— begin AVAILABLE DATA —
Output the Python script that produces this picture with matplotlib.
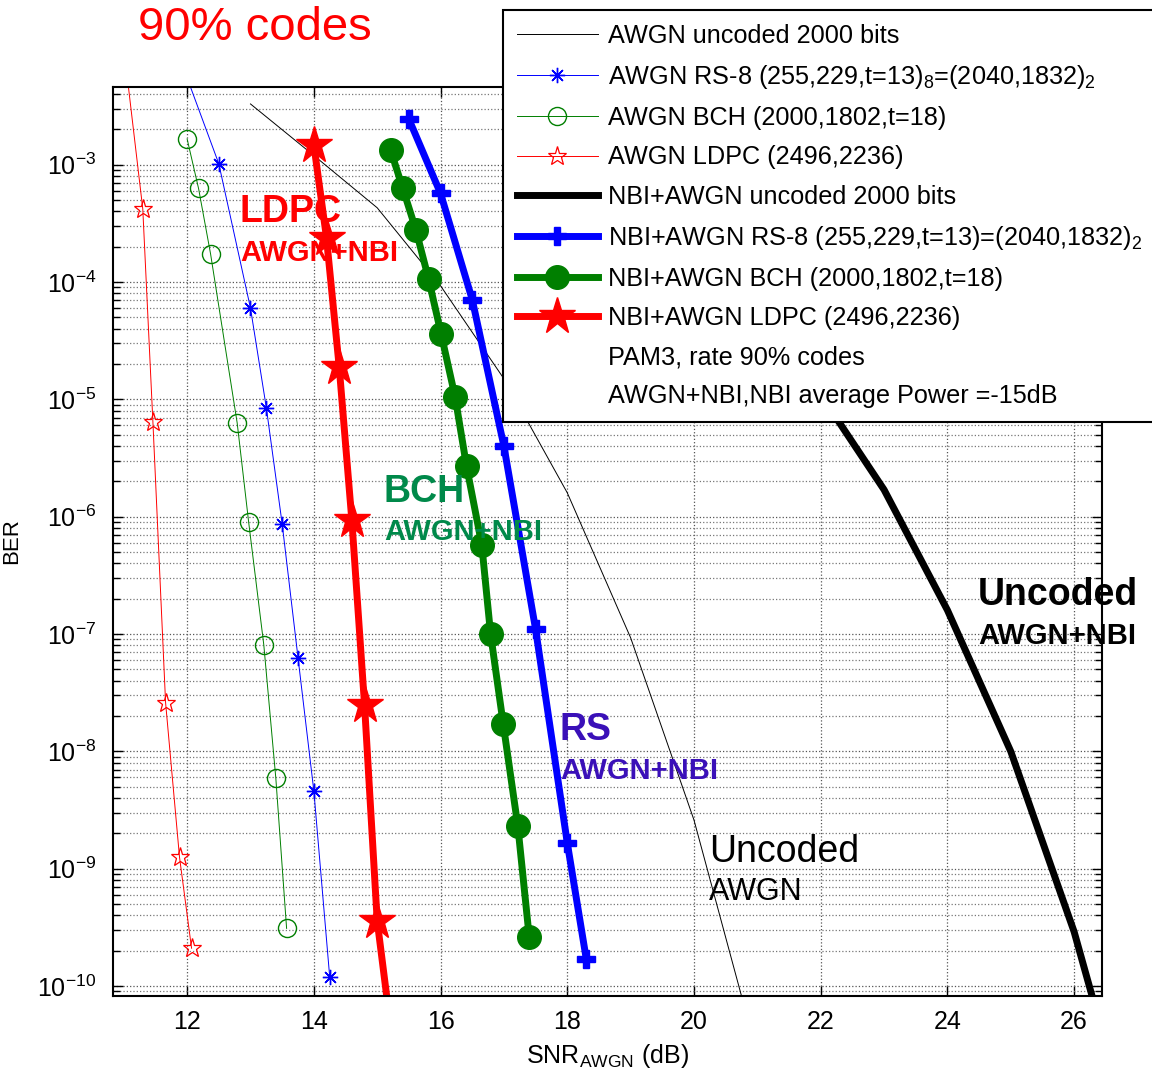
import matplotlib.pyplot as plt
import numpy as np
from matplotlib.lines import Line2D
from matplotlib.ticker import LogLocator, NullFormatter, FixedLocator

plt.rcParams['font.family'] = ['Liberation Sans', 'DejaVu Sans']
plt.rcParams['mathtext.fontset'] = 'custom'
plt.rcParams['mathtext.rm'] = 'Liberation Sans'
plt.rcParams['mathtext.it'] = 'Liberation Sans:italic'
plt.rcParams['mathtext.bf'] = 'Liberation Sans:bold'
plt.rcParams['axes.unicode_minus'] = False

# AWGN only
snr_unc = [13, 14, 15, 16, 17, 18, 19, 20, 21]
ber_unc = [3.3e-3, 1.2e-3, 4.3e-4, 9.3e-5, 1.5e-5, 1.6e-6, 9.3e-8, 2.6e-9, 2.6e-11]

snr_rs = [12.0, 12.5, 13.0, 13.25, 13.5, 13.75, 14.0, 14.25]
ber_rs = [5.5e-3, 1.02e-3, 6.0e-5, 8.5e-6, 8.7e-7, 6.3e-8, 4.6e-9, 1.2e-10]

snr_bch = [12.0, 12.18, 12.37, 12.79, 12.97, 13.21, 13.4, 13.57]
ber_bch = [1.66e-3, 6.3e-4, 1.74e-4, 6.3e-6, 9.1e-7, 8.1e-8, 5.9e-9, 3.1e-10]

snr_ldpc = [11.0, 11.3, 11.46, 11.66, 11.88, 12.07]
ber_ldpc = [1e-2, 4.2e-4, 6.4e-6, 2.6e-8, 1.25e-9, 2.1e-10]

# NBI + AWGN
snr_unc_nbi = [18, 19, 20, 21, 22, 23, 24, 25, 26, 27]
ber_unc_nbi = [5e-3, 1.5e-3, 4e-4, 8e-5, 1.1e-5, 1.7e-6, 1.6e-7, 1e-8, 2.9e-10, 3.4e-12]

snr_rs_nbi = [15.5, 16.0, 16.5, 17.0, 17.5, 18.0, 18.3]
ber_rs_nbi = [2.45e-3, 5.7e-4, 7.1e-5, 4.0e-6, 1.1e-7, 1.66e-9, 1.7e-10]

snr_bch_nbi = [15.21, 15.4, 15.61, 15.81, 16.01, 16.23, 16.41, 16.65, 16.79, 16.99, 17.22, 17.4]
ber_bch_nbi = [1.34e-3, 6.4e-4, 2.8e-4, 1.07e-4, 3.6e-5, 1.05e-5, 2.7e-6, 5.8e-7, 1.0e-7, 1.7e-8, 2.3e-9, 2.6e-10]

snr_ldpc_nbi = [14.0, 14.2, 14.4, 14.6, 14.8, 15.0, 15.2]
ber_ldpc_nbi = [1.48e-3, 2.38e-4, 1.9e-5, 9.3e-7, 2.5e-8, 3.6e-10, 5e-11]

W, H = 1152, 1075
fig = plt.figure(figsize=(W / 100, H / 100), dpi=100)
ax = fig.add_axes([113 / W, 1 - 996 / H, (1102 - 113) / W, (996 - 87) / H])

green = '#007f00'
asterisk = (8, 2, 0)

l1, = ax.semilogy(snr_unc, ber_unc, color='k', lw=0.7)
l2, = ax.semilogy(snr_rs, ber_rs, color='b', lw=0.7, marker=asterisk, ms=11, mew=1.0)
l3, = ax.semilogy(snr_bch, ber_bch, color=green, lw=0.7, marker='o', ms=13, mfc='none', mew=1.0)
l4, = ax.semilogy(snr_ldpc, ber_ldpc, color='r', lw=0.7, marker='*', ms=14, mfc='none', mew=0.9)
l5, = ax.semilogy(snr_unc_nbi, ber_unc_nbi, color='k', lw=5)
l6, = ax.semilogy(snr_rs_nbi, ber_rs_nbi, color='b', lw=5, marker='P', ms=13)
l7, = ax.semilogy(snr_bch_nbi, ber_bch_nbi, color=green, lw=5, marker='o', ms=17)
l8, = ax.semilogy(snr_ldpc_nbi, ber_ldpc_nbi, color='r', lw=5, marker='*', ms=28)

ax.set_xlim(10.83, 26.44)
ax.set_ylim(10 ** -10.085, 10 ** -2.337)
ax.set_xticks([12, 14, 16, 18, 20, 22, 24, 26])
ax.yaxis.set_major_locator(FixedLocator([10.0 ** k for k in range(-10, -2)]))
ax.yaxis.set_minor_locator(LogLocator(base=10, subs=np.arange(2, 10), numticks=30))
ax.yaxis.set_minor_formatter(NullFormatter())
ax.tick_params(which='both', direction='in', top=True, right=True, labelsize=18)
ax.tick_params(which='major', length=7, width=1)
ax.tick_params(which='minor', length=5, width=1)
ax.tick_params(axis='x', pad=10)
ax.tick_params(axis='y', pad=12)
ax.grid(True, which='major', color='#555555', ls=':', lw=0.9)
ax.grid(True, which='minor', axis='y', color='#777777', ls=':', lw=0.9)
for s in ax.spines.values():
    s.set_linewidth(1.5)

ax.set_ylabel('BER', fontsize=16)
ax.yaxis.set_label_coords(-0.092, 0.5)
ax.set_xlabel(r'SNR$_{\mathrm{AWGN}}$ (dB)', fontsize=18, labelpad=6)

# curve labels
def fpos(x, y):
    return x / W, 1 - y / H

fig.text(*fpos(240, 212), 'LDPC', color='r', fontsize=27, fontweight='bold', va='center')
fig.text(*fpos(240, 253), 'AWGN+NBI', color='r', fontsize=21, fontweight='bold', va='center')
fig.text(*fpos(384, 492), 'BCH', color='#00894a', fontsize=27, fontweight='bold', va='center')
fig.text(*fpos(384, 532), 'AWGN+NBI', color='#00894a', fontsize=21, fontweight='bold', va='center')
fig.text(*fpos(560, 730), 'RS', color='#3a10b8', fontsize=27, fontweight='bold', va='center')
fig.text(*fpos(560, 771), 'AWGN+NBI', color='#3a10b8', fontsize=21, fontweight='bold', va='center')
fig.text(*fpos(709, 852), 'Uncoded', color='k', fontsize=27, va='center')
fig.text(*fpos(709, 892), 'AWGN', color='k', fontsize=22, va='center')
fig.text(*fpos(978, 595), 'Uncoded', color='k', fontsize=27, fontweight='bold', va='center')
fig.text(*fpos(978, 636), 'AWGN+NBI', color='k', fontsize=21, fontweight='bold', va='center')

fig.text(*fpos(138, 28), '90% codes', color='r', fontsize=34, va='center')

blank = Line2D([], [], color='none')
handles = [l1, l2, l3, l4, l5, l6, l7, l8, blank, blank]
labels = [
    'AWGN uncoded 2000 bits',
    r'AWGN RS-8 (255,229,t=13)$_8$=(2040,1832)$_2$',
    'AWGN BCH (2000,1802,t=18)',
    'AWGN LDPC (2496,2236)',
    'NBI+AWGN uncoded 2000 bits',
    r'NBI+AWGN RS-8 (255,229,t=13)=(2040,1832)$_2$',
    'NBI+AWGN BCH (2000,1802,t=18)',
    'NBI+AWGN LDPC (2496,2236)',
    'PAM3, rate 90% codes',
    'AWGN+NBI,NBI average Power =-15dB',
]
leg = fig.legend(handles, labels, loc='upper left', bbox_to_anchor=(503 / W, 1 - 10 / H),
                 fontsize=18.2, frameon=True, fancybox=False, edgecolor='k', framealpha=1,
                 handlelength=3.2, borderpad=0.55, labelspacing=0.6, handletextpad=0.42,
                 borderaxespad=0)
leg.get_frame().set_linewidth(1.5)

fig.savefig('out.png', dpi=100)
— end AVAILABLE DATA —
Write out again exactly the lines from the start of the data above through the line containing "asterisk = (8, 2, 0)", inclusive, excluding any pictures.

Output the Python script that produces this picture with matplotlib.
import matplotlib.pyplot as plt
import numpy as np
from matplotlib.lines import Line2D
from matplotlib.ticker import LogLocator, NullFormatter, FixedLocator

plt.rcParams['font.family'] = ['Liberation Sans', 'DejaVu Sans']
plt.rcParams['mathtext.fontset'] = 'custom'
plt.rcParams['mathtext.rm'] = 'Liberation Sans'
plt.rcParams['mathtext.it'] = 'Liberation Sans:italic'
plt.rcParams['mathtext.bf'] = 'Liberation Sans:bold'
plt.rcParams['axes.unicode_minus'] = False

# AWGN only
snr_unc = [13, 14, 15, 16, 17, 18, 19, 20, 21]
ber_unc = [3.3e-3, 1.2e-3, 4.3e-4, 9.3e-5, 1.5e-5, 1.6e-6, 9.3e-8, 2.6e-9, 2.6e-11]

snr_rs = [12.0, 12.5, 13.0, 13.25, 13.5, 13.75, 14.0, 14.25]
ber_rs = [5.5e-3, 1.02e-3, 6.0e-5, 8.5e-6, 8.7e-7, 6.3e-8, 4.6e-9, 1.2e-10]

snr_bch = [12.0, 12.18, 12.37, 12.79, 12.97, 13.21, 13.4, 13.57]
ber_bch = [1.66e-3, 6.3e-4, 1.74e-4, 6.3e-6, 9.1e-7, 8.1e-8, 5.9e-9, 3.1e-10]

snr_ldpc = [11.0, 11.3, 11.46, 11.66, 11.88, 12.07]
ber_ldpc = [1e-2, 4.2e-4, 6.4e-6, 2.6e-8, 1.25e-9, 2.1e-10]

# NBI + AWGN
snr_unc_nbi = [18, 19, 20, 21, 22, 23, 24, 25, 26, 27]
ber_unc_nbi = [5e-3, 1.5e-3, 4e-4, 8e-5, 1.1e-5, 1.7e-6, 1.6e-7, 1e-8, 2.9e-10, 3.4e-12]

snr_rs_nbi = [15.5, 16.0, 16.5, 17.0, 17.5, 18.0, 18.3]
ber_rs_nbi = [2.45e-3, 5.7e-4, 7.1e-5, 4.0e-6, 1.1e-7, 1.66e-9, 1.7e-10]

snr_bch_nbi = [15.21, 15.4, 15.61, 15.81, 16.01, 16.23, 16.41, 16.65, 16.79, 16.99, 17.22, 17.4]
ber_bch_nbi = [1.34e-3, 6.4e-4, 2.8e-4, 1.07e-4, 3.6e-5, 1.05e-5, 2.7e-6, 5.8e-7, 1.0e-7, 1.7e-8, 2.3e-9, 2.6e-10]

snr_ldpc_nbi = [14.0, 14.2, 14.4, 14.6, 14.8, 15.0, 15.2]
ber_ldpc_nbi = [1.48e-3, 2.38e-4, 1.9e-5, 9.3e-7, 2.5e-8, 3.6e-10, 5e-11]

W, H = 1152, 1075
fig = plt.figure(figsize=(W / 100, H / 100), dpi=100)
ax = fig.add_axes([113 / W, 1 - 996 / H, (1102 - 113) / W, (996 - 87) / H])

green = '#007f00'
asterisk = (8, 2, 0)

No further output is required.